Making Solid Contact with the Golf Ball: A Complete Guide
Solid contact is the foundation of consistent ball striking in golf, leading to better distance, accuracy, and control. It means striking the ball cleanly with the center of the clubface, often compressing it against the turf for irons or teeing it up perfectly with woods and drivers. Achieving this requires proper setup, swing path, and impact position. Below, we'll break it down step by step with proven techniques.
1. Optimize Your Setup for Repeatable Contact
Your address position sets the stage for solid strikes. Poor setup leads to thin or fat shots.
- Ball Position: For irons, place the ball in the center of your stance to promote a descending blow. With the driver, position it just inside your lead heel to encourage an ascending angle of attack.

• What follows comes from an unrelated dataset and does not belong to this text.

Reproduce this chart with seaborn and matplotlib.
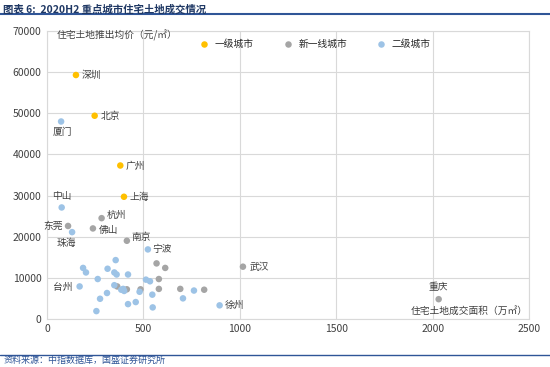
import matplotlib
matplotlib.use("Agg")
import matplotlib.pyplot as plt
import seaborn as sns
import pandas as pd
from matplotlib.lines import Line2D

# 一线城市
tier1_names = ["深圳", "北京", "广州", "上海"]
tier1_area = [150, 247, 380, 399]
tier1_price = [59300, 49400, 37300, 29700]

# 新一线城市
newtier1_names = ["杭州", "东莞", "佛山", "南京", "武汉", "重庆",
                  "", "", "", "", "", "", "", "", ""]
newtier1_area = [283, 109, 238, 414, 1016, 2031,
                 568, 613, 580, 364, 414, 485, 580, 691, 815]
newtier1_price = [24500, 22600, 22000, 19000, 12700, 4800,
                  13500, 12400, 9700, 7900, 7200, 7200, 7300, 7300, 7100]

# 二级城市
tier2_names = ["厦门", "中山", "珠海", "宁波", "台州", "徐州"] + [""] * 24
tier2_area = [73, 76, 130, 523, 169, 895,
              187, 202, 314, 356, 349, 361, 420, 263, 513, 534, 349, 385,
              395, 400, 480, 546, 762, 705, 311, 275, 256, 420, 460, 548]
tier2_price = [48000, 27100, 21100, 16900, 7900, 3300,
               12400, 11300, 12200, 14300, 11300, 10800, 10800, 9700, 9550,
               9150, 8200, 7100, 7300, 6800, 6600, 5900, 6900, 5000, 6300,
               4900, 1900, 3600, 4100, 2800]

tier_labels = ["一级城市", "新一线城市", "二级城市"]
palette = {"一级城市": "#FFC000", "新一线城市": "#A5A5A5", "二级城市": "#9DC3E6"}

df = pd.DataFrame({
    "name": tier1_names + newtier1_names + tier2_names,
    "area": tier1_area + newtier1_area + tier2_area,
    "price": tier1_price + newtier1_price + tier2_price,
    "tier": [tier_labels[0]] * len(tier1_names)
            + [tier_labels[1]] * len(newtier1_names)
            + [tier_labels[2]] * len(tier2_names),
})

# label placement (offset in points, ha, va)
label_pos = {
    "深圳": (4, 0, "left", "center"),
    "北京": (4, 0, "left", "center"),
    "广州": (4, 0, "left", "center"),
    "上海": (4, 0, "left", "center"),
    "厦门": (1, -4, "center", "top"),
    "中山": (0, 5, "center", "bottom"),
    "杭州": (4, 2, "left", "center"),
    "东莞": (-4, 0, "right", "center"),
    "佛山": (4, -1, "left", "center"),
    "南京": (3, 3, "left", "center"),
    "宁波": (3, 0, "left", "center"),
    "武汉": (5, 0, "left", "center"),
    "台州": (-5, 0, "right", "center"),
    "徐州": (4, 0, "left", "center"),
    "珠海": (-4, -4, "center", "top"),
    "重庆": (0, 5, "center", "bottom"),
}

sns.set_theme(style="white")
plt.rcParams["font.family"] = ["Noto Sans CJK SC", "DejaVu Sans"]

fig = plt.figure(figsize=(5.5, 3.67), dpi=100)
ax = fig.add_axes([0.0855, 0.131, 0.8765, 0.7845])

sns.scatterplot(data=df, x="area", y="price", hue="tier", hue_order=tier_labels,
                palette=palette, s=22, linewidth=0, ax=ax, zorder=3)

for _, r in df.iterrows():
    if r["name"]:
        dx, dy, ha, va = label_pos[r["name"]]
        ax.annotate(r["name"], (r["area"], r["price"]), xytext=(dx, dy),
                    textcoords="offset points", ha=ha, va=va,
                    fontsize=7, color="#404040")

ax.set_xlim(0, 2500)
ax.set_ylim(0, 70000)
ax.set_xticks(range(0, 2501, 500))
ax.set_yticks(range(0, 70001, 10000))
ax.grid(True, color="#D9D9D9", linewidth=0.8)
ax.set_axisbelow(True)
for sp in ax.spines.values():
    sp.set_color("#D9D9D9")
    sp.set_linewidth(0.8)
ax.tick_params(labelsize=7.5, colors="#404040", length=0, pad=4)
ax.set_xlabel("")
ax.set_ylabel("")

ax.text(0.02, 0.985, "住宅土地推出均价（元/㎡）", transform=ax.transAxes,
        fontsize=7, color="#404040", ha="left", va="center")
ax.text(0.998, 0.012, "住宅土地成交面积（万㎡）", transform=ax.transAxes,
        fontsize=7, color="#404040", ha="right", va="bottom")

sns.move_legend(ax, "center left", bbox_to_anchor=(0.287, 0.955), ncol=3,
                frameon=False, title=None, fontsize=7, handletextpad=0.1,
                columnspacing=2.5, markerscale=1.0)

fig.text(0.006, 0.988, "图表 6:  2020H2 重点城市住宅土地成交情况", fontsize=7.5,
         fontweight="bold", color="#1F3864", ha="left", va="top", style="italic")
fig.add_artist(Line2D([0.0, 1.0], [0.962, 0.962], transform=fig.transFigure,
                      color="#2F5597", linewidth=1.5))
fig.add_artist(Line2D([0.0, 1.0], [0.033, 0.033], transform=fig.transFigure,
                      color="#2F5597", linewidth=1.0))
fig.text(0.006, 0.018, "资料来源：中指数据库，国盛证券研究所", fontsize=6.5,
         color="#2F5597", ha="left", va="center", style="italic")

fig.savefig("out.png", dpi=100)
plt.close(fig)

- Stance Width: Feet shoulder-width apart for irons; slightly wider for driver. This provides stability without restricting rotation.
- Posture and Spine Angle: Bend from the hips with a straight back, maintaining your spine angle through impact. Keep your head and sternum over the ball—no lateral sway.
- Grip: Use a neutral to slightly strong grip for reliable clubface control at impact.
- Hands Ahead: At address, position your hands slightly ahead of the clubhead to preset compression.
2. Master the Backswing for Proper Sequencing
A controlled backswing loads power without disrupting balance.
- Rotate your chest while keeping your lower body stable. Avoid swaying laterally—visualize your sternum staying over the ball.
- Take the club back low and slow, ensuring full shoulder turn with arms extending naturally.
- Maintain wrist hinge without cupping the lead wrist, promoting a square clubface.
3. Execute the Downswing and Impact for Compression
The downswing is where solid contact happens. Focus on body-led motion and precise positioning.
- Initiate with Hips: Start the downswing with hip rotation, letting your chest rotate through the ball. You're hitting with body turn, not just hands.
- Descending Blow for Irons: Feel like you're hitting down and through the ball first, then the turf. This low point control ensures clean strikes.
- Arm Extension: For right-handed golfers, straighten your right arm aggressively through impact for full extension. Position the ball slightly forward of center to allow this.
- Key Impact Positions:
- Hands ahead of the clubhead for compression and control.
- Consistent clubface position—center contact on the face (avoid toe or heel marks).
- Maintain spine angle and posture—no early extension.
- Finish Strong: Rotate fully through, weight shifted to your lead side.
4. Drills to Build Solid Contact Feel
Practice these to ingrain the sensations of pure strikes.
- Feet-Together Drill: Hit half-speed shots with feet close together to develop an arm-dominated, balanced swing path.
- Impact Bag Drill: Swing into an impact bag focusing on hands ahead and chest rotation.
- Tee Drill for Irons: Place a tee in the ground just behind the ball; brush it cleanly after striking the ball to groove low point control.
- Sternum Focus: Place a glove under your lead armpit and keep it there through impact to prevent swaying.
5. Common Mistakes and Fixes
- Fat Shots: Caused by early release or swaying. Fix: Keep sternum over the ball and hands ahead.
- Thin Shots: Lifting the body too soon. Fix: Maintain posture and hit down through the ball.
- Toe/Heel Contact: Distance from ball incorrect. Fix: Stand closer if toe hits; farther if heel hits. Check clubface wear marks.
- Open/Closed Face: Grip or path issues. Fix: Neutral grip and body rotation.
Key Takeaway
Solid contact boils down to three pillars: centered ball position, hands-ahead impact with a descending path for irons (ascending for driver), and body rotation leading the arms. Practice the drills daily, film your swing for feedback, and focus on one key feel per session—like sternum stability or chest turn. With consistent application, you'll compress the ball like the pros, transforming your ball striking and lowering scores.